Recommendation: Use a capable model (e.g., GPT-4, Claude 3, Llama 3 70B) for reliable evaluation judgments.
Execute the evaluate.py script from your terminal, providing the path to your dataset:
python evaluate.py sample_dataset.jsonlOr, if your dataset is located elsewhere:
python evaluate.py /path/to/your/evaluation_data.jsonlThe script will output:
- Progress for each item being processed.
- Metrics calculated for each item (Context Precision, Context Recall, Faithfulness, Answer Relevancy).

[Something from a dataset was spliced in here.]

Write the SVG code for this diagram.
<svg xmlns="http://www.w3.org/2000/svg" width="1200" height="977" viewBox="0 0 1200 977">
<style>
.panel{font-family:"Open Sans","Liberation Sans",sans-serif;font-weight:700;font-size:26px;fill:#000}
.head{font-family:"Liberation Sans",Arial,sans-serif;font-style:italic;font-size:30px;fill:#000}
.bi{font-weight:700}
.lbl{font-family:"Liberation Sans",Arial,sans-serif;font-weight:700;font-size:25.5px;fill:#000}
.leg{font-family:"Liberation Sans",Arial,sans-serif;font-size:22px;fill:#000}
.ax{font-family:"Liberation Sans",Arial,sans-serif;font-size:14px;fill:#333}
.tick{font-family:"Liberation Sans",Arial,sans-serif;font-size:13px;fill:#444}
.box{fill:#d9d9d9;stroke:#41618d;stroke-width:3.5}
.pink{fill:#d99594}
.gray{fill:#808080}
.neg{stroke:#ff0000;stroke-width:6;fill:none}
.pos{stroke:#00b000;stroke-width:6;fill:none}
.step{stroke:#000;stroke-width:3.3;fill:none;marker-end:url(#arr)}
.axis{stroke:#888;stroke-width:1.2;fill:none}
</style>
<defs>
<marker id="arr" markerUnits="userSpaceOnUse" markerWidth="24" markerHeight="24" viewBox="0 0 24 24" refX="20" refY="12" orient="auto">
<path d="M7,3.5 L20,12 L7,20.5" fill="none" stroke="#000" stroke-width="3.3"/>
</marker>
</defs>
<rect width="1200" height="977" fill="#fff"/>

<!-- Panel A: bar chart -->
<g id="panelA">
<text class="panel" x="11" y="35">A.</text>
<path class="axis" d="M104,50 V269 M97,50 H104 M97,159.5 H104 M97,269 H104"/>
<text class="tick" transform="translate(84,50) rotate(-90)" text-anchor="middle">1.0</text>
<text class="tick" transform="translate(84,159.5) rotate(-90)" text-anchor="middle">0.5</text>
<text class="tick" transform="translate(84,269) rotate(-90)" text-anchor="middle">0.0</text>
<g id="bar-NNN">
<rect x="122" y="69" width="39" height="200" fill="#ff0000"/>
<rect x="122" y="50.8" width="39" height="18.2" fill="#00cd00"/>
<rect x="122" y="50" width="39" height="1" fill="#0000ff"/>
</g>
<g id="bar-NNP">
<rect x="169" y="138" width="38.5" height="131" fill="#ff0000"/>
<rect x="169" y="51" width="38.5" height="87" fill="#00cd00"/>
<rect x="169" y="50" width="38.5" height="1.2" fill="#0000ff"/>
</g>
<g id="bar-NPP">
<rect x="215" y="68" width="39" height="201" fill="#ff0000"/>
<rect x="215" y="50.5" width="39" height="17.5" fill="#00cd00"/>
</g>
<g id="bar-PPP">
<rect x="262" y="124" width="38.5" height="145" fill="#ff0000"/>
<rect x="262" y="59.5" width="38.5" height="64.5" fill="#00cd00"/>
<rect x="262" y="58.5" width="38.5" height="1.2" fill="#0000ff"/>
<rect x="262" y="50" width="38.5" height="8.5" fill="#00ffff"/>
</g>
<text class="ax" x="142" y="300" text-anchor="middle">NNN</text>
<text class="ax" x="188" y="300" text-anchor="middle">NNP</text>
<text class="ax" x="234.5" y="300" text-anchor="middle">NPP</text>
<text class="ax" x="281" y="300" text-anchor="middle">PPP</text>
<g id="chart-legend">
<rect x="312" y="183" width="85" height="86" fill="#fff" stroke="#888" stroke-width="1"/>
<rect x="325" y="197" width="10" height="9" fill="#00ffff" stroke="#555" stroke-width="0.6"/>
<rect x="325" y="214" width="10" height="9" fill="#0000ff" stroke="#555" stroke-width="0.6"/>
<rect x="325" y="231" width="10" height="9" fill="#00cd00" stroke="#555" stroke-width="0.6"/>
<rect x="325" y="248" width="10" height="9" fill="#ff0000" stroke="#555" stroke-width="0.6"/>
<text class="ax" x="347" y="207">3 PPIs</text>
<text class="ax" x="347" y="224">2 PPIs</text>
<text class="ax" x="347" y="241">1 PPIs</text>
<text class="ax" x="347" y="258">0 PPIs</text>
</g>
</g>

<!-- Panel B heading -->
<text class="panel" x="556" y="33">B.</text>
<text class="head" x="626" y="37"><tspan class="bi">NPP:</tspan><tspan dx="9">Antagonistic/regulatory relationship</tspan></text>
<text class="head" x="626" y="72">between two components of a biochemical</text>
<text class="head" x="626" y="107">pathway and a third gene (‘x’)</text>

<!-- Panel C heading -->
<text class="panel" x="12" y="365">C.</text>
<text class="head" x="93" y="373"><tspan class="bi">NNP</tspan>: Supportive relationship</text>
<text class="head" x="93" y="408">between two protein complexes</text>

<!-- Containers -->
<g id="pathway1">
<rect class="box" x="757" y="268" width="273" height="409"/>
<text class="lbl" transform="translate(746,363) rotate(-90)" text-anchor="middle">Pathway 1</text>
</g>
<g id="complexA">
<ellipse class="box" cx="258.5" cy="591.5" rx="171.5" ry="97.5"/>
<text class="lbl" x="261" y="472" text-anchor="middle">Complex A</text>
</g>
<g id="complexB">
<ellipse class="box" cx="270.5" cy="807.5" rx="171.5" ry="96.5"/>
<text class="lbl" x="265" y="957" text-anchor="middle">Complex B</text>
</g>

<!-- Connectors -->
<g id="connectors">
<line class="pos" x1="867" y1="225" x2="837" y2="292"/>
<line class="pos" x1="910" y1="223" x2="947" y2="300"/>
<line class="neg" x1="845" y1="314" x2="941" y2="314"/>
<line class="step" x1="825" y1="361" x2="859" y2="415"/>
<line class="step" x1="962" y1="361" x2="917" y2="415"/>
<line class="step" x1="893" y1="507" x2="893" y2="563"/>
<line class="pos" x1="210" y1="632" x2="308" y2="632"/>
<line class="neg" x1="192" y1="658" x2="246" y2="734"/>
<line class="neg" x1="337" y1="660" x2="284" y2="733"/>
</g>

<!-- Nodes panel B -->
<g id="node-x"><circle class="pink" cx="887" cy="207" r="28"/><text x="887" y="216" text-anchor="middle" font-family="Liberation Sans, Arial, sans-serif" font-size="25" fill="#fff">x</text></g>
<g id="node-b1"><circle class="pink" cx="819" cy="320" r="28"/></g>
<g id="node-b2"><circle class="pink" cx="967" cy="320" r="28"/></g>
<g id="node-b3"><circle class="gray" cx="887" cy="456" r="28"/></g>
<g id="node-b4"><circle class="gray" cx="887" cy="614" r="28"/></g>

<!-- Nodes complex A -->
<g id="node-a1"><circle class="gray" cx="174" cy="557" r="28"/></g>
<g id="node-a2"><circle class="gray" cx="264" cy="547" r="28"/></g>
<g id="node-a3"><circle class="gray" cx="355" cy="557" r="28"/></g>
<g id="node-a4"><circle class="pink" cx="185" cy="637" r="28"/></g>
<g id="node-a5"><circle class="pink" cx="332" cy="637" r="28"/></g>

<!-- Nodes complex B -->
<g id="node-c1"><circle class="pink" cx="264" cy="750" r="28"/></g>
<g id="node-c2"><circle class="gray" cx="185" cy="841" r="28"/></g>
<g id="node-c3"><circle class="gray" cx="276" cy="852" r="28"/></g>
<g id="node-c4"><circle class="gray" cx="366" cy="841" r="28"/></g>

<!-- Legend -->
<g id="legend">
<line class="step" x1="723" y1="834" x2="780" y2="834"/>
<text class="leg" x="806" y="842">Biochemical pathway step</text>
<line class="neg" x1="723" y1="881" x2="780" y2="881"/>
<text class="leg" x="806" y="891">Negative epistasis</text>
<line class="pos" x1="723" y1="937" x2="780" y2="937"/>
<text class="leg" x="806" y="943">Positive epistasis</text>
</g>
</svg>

- A final summary showing the average scores across the entire dataset.
Example Summary Output:
--- Evaluation Summary ---
total_items_processed: 5
average_context_precision: 0.8500
average_context_recall: 0.9000
average_faithfulness: 0.7500
average_answer_relevancy: 0.9500
-
Context Precision: Of the documents your system retrieved, how many were actually relevant (present in
ground_truth_context_ids)? High precision means less noise in the context.- Formula: |Retrieved ∩ GroundTruth| / |Retrieved|
-
Context Recall: Of all the documents that should have been retrieved (
ground_truth_context_ids), how many did your system actually find? High recall means fewer relevant documents were missed.- Formula: |Retrieved ∩ GroundTruth| / |GroundTruth|
-
Faithfulness: Does the generated answer only contain information verifiable from the retrieved context? This measures hallucination or contradiction against the provided context. (Evaluated via LLM-as-a-judge).
-
Answer Relevancy: Does the generated answer directly and completely address the original question? This measures if the answer is on-topic and useful, irrespective of the context. (Evaluated via LLM-as-a-judge).
-
LLM-as-a-Judge Prompts: The default prompts (
DEFAULT_FAITHFULNESS_PROMPT_TEMPLATE,DEFAULT_RELEVANCY_PROMPT_TEMPLATEinrag_eval_kit/core.py) can be overridden by passing a customprompt_templatestring when callingevaluate_faithfulnessorevaluate_relevancy(requires modifyingrun_evaluationor calling metrics functions directly). -
Adding Metrics: Extend
rag_eval_kit/core.pyby adding new metric functions (e.g., semantic similarity toground_truth_answer, latency measurement) and integrating them into therun_evaluationloop.
-
LLM-as-a-Judge: Evaluations depend on the capability of the judge LLM and prompt quality. They can incur cost and latency. Ambiguous LLM responses might result in None scores.
-
Ground Truth: Retrieval metrics are only as good as the
ground_truth_context_idsprovided in your dataset. -
Error Handling: Basic error handling is included, but production use cases may require more robust handling of API errors, data validation, etc.
-
Synchronous Execution: Evaluation is currently sequential. For large datasets, consider parallelization (e.g., asyncio, multiprocessing) for performance, especially for LLM calls.
Contributions are welcome! Please see our CONTRIBUTING.md guide for details on how to report bugs, suggest features, and submit pull requests.
We adhere to a Code of Conduct.
This project is licensed under the MIT License - see the LICENSE file for details.